§ Written request:
Leaving out every picture, copy the lines of the data exactly, from the first through the line containing "h=[b - a for a, b in zip(q1, q3)]))".

- - - - - - -

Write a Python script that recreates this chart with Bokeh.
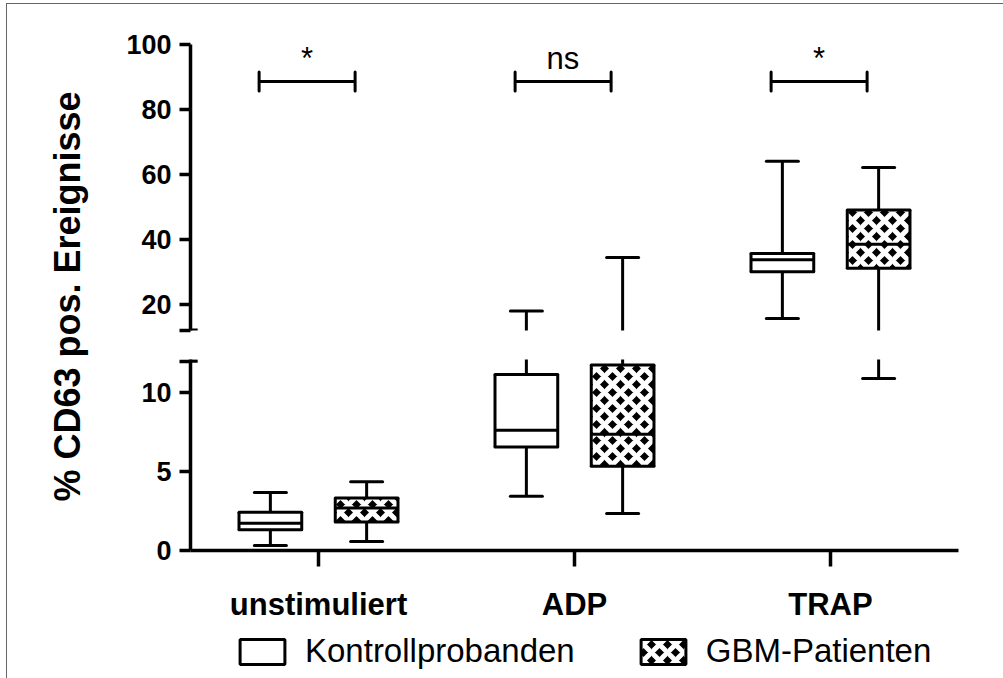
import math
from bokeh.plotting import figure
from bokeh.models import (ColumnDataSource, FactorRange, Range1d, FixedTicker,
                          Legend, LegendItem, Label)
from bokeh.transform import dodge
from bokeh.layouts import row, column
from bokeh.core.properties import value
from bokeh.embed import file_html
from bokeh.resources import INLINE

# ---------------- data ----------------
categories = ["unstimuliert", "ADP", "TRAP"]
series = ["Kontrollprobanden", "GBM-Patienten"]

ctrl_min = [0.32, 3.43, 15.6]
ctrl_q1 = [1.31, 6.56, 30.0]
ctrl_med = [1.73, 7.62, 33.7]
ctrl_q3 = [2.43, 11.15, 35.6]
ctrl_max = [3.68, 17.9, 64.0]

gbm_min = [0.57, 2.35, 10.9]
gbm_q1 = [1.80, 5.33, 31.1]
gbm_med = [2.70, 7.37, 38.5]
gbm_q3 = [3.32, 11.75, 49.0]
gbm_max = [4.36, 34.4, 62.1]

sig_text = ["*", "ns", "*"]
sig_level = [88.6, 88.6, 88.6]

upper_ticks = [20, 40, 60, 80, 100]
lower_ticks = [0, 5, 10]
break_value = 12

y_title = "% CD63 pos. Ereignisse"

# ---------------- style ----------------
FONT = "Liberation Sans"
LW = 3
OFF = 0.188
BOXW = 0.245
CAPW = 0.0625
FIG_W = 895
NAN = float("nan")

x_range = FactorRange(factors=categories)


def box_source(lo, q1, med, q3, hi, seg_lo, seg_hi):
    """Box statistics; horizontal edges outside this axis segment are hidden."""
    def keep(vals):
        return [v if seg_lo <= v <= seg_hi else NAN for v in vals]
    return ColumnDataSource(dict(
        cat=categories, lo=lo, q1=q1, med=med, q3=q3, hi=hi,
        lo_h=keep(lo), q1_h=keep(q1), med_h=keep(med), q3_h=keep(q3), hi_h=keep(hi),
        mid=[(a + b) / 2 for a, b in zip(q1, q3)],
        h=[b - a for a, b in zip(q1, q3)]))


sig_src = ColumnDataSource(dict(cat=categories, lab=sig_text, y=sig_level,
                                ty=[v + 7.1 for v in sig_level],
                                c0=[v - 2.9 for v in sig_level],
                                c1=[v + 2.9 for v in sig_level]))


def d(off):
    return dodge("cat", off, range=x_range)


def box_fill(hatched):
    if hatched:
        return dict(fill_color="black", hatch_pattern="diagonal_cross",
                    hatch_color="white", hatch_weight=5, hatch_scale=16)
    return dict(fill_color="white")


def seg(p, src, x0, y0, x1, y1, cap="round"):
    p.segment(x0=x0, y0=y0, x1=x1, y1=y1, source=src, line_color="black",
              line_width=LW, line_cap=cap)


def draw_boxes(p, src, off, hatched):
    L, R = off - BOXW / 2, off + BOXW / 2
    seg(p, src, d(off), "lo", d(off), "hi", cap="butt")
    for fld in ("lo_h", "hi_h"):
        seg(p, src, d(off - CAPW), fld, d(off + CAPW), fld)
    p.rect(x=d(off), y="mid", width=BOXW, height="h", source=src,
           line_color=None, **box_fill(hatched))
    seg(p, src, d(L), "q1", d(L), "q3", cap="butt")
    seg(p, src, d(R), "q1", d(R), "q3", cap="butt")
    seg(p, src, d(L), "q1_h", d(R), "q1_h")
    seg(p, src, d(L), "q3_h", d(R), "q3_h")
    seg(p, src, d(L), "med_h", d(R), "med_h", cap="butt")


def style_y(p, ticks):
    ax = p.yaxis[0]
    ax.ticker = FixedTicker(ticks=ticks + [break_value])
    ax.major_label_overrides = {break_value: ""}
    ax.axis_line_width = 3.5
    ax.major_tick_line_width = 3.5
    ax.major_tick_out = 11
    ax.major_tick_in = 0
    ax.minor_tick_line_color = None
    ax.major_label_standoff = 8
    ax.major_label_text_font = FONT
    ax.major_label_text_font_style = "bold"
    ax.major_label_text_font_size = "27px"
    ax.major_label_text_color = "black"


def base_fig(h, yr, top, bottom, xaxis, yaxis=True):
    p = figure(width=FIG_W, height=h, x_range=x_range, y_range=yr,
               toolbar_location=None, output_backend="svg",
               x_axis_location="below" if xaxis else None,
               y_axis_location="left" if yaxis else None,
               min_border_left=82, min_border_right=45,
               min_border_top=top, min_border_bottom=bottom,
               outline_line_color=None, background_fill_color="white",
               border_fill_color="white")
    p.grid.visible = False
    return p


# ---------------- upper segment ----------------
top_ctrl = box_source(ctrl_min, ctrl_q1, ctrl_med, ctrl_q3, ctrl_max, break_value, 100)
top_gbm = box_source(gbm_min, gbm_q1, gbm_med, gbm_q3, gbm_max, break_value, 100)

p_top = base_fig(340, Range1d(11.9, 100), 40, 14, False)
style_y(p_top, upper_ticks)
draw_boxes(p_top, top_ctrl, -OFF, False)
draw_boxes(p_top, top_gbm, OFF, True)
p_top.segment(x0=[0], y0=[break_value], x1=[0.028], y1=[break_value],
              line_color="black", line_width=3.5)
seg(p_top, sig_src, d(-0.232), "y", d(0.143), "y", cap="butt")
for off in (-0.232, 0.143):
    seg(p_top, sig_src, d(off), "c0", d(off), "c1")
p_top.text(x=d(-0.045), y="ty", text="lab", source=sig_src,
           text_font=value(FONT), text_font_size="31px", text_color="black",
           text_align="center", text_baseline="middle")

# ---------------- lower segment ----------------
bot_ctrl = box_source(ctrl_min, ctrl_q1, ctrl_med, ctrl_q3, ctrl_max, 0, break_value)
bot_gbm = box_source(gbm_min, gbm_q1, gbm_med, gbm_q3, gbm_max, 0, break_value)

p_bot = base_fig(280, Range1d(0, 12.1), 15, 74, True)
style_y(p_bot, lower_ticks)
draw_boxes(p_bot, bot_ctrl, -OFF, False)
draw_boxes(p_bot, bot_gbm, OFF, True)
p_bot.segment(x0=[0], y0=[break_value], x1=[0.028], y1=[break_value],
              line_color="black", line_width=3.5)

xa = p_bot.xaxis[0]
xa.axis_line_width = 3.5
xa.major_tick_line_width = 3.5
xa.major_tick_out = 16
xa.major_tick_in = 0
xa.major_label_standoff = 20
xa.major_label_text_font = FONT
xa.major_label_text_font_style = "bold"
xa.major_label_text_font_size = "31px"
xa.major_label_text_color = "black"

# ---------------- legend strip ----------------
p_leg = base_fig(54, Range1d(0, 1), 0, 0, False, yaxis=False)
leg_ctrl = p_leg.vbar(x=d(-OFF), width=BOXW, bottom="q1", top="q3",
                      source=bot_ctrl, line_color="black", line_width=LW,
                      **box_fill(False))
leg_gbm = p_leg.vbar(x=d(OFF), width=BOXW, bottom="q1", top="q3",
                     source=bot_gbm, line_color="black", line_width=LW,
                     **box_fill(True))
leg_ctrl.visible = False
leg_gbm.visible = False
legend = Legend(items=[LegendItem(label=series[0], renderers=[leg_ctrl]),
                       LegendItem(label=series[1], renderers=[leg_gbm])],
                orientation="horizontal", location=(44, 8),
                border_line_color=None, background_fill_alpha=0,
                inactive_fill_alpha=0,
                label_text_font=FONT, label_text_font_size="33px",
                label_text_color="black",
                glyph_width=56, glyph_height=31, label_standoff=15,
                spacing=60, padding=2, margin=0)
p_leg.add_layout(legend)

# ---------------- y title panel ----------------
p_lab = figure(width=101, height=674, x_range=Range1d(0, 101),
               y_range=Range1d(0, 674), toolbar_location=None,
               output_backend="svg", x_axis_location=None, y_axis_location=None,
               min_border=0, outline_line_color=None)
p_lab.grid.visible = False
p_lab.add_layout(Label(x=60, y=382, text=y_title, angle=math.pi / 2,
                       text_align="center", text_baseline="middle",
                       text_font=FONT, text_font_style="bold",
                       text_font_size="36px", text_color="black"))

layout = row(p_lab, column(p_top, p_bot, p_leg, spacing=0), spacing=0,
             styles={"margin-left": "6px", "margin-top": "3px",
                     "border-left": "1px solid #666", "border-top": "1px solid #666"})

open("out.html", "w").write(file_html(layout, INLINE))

- - - - - - -

§ Output for this task:
Write a Python script that recreates this chart with Bokeh.
import math
from bokeh.plotting import figure
from bokeh.models import (ColumnDataSource, FactorRange, Range1d, FixedTicker,
                          Legend, LegendItem, Label)
from bokeh.transform import dodge
from bokeh.layouts import row, column
from bokeh.core.properties import value
from bokeh.embed import file_html
from bokeh.resources import INLINE

# ---------------- data ----------------
categories = ["unstimuliert", "ADP", "TRAP"]
series = ["Kontrollprobanden", "GBM-Patienten"]

ctrl_min = [0.32, 3.43, 15.6]
ctrl_q1 = [1.31, 6.56, 30.0]
ctrl_med = [1.73, 7.62, 33.7]
ctrl_q3 = [2.43, 11.15, 35.6]
ctrl_max = [3.68, 17.9, 64.0]

gbm_min = [0.57, 2.35, 10.9]
gbm_q1 = [1.80, 5.33, 31.1]
gbm_med = [2.70, 7.37, 38.5]
gbm_q3 = [3.32, 11.75, 49.0]
gbm_max = [4.36, 34.4, 62.1]

sig_text = ["*", "ns", "*"]
sig_level = [88.6, 88.6, 88.6]

upper_ticks = [20, 40, 60, 80, 100]
lower_ticks = [0, 5, 10]
break_value = 12

y_title = "% CD63 pos. Ereignisse"

# ---------------- style ----------------
FONT = "Liberation Sans"
LW = 3
OFF = 0.188
BOXW = 0.245
CAPW = 0.0625
FIG_W = 895
NAN = float("nan")

x_range = FactorRange(factors=categories)


def box_source(lo, q1, med, q3, hi, seg_lo, seg_hi):
    """Box statistics; horizontal edges outside this axis segment are hidden."""
    def keep(vals):
        return [v if seg_lo <= v <= seg_hi else NAN for v in vals]
    return ColumnDataSource(dict(
        cat=categories, lo=lo, q1=q1, med=med, q3=q3, hi=hi,
        lo_h=keep(lo), q1_h=keep(q1), med_h=keep(med), q3_h=keep(q3), hi_h=keep(hi),
        mid=[(a + b) / 2 for a, b in zip(q1, q3)],
        h=[b - a for a, b in zip(q1, q3)]))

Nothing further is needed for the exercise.